Local landscaper acquires cutting-edge machine

Like a hunger-crazed monster, the machine chomps through the dense brush and trees along East Harbor Road in Freeland, leaving a fully cleared lot in its wake. Landscaper Bruce Bell sits inside the enclosed cabin of his ASV FAE Mulcher, driving it through the dense underbrush as it takes a deep bite out of the thick blackberries and small trees. The vegetation is ground up and turned back into the ground as bark and mulch.

Like a hunger-crazed monster, the machine chomps through the dense brush and trees along East Harbor Road in Freeland, leaving a fully cleared lot in its wake.

Landscaper Bruce Bell sits inside the enclosed cabin of his ASV FAE Mulcher, driving it through the dense underbrush as it takes a deep bite out of the thick blackberries and small trees. The vegetation is ground up and turned back into the ground as bark and mulch.

Manufactured by ASV, Inc. in Minnesota, this powerful, cutting-edge machine has been popular in the southeast part of the country.
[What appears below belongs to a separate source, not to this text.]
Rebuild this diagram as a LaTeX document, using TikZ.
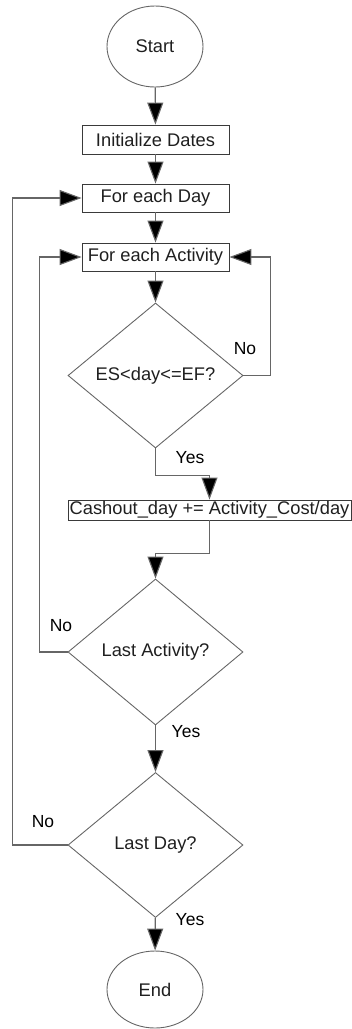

Bell, a Freeland landscape contractor, is one of the first people in the state to own one of these newfangled land-clearing machines.

“It’s like mowing grass, but it’s actually mowing trees,” Bell said. “People can’t believe what it will do.”

“These machines can be used for environmental maintenance, clearing away shrubs, bushes and small trees including most of the roots,” he said.

Bell said the mulcher has streamlined his business.

“We have fewer man hours on clearing projects, no debris to haul, and it mulches trees with trunks up to 8 inches in diameter,” Bell said.

Bell said he was impressed with it because it is more environmentally friendly compared to other methods.

“It eliminates the need for large burn piles,” he said.

For the consumer, projects take less time.

“Bruce cleared our three and a half acres in six hours,” said Melissa Russell, a Freeland resident.

Russell, who is studying to become a Master Gardener, said the environmental aspect of the machine was important to her.

“The machine puts everything back into the soil, including alders that are high in nitrogen. Now the area is ready to plant,” Russell said.

Bell said the Russell project would have taken his crew about two weeks to clear instead of a day.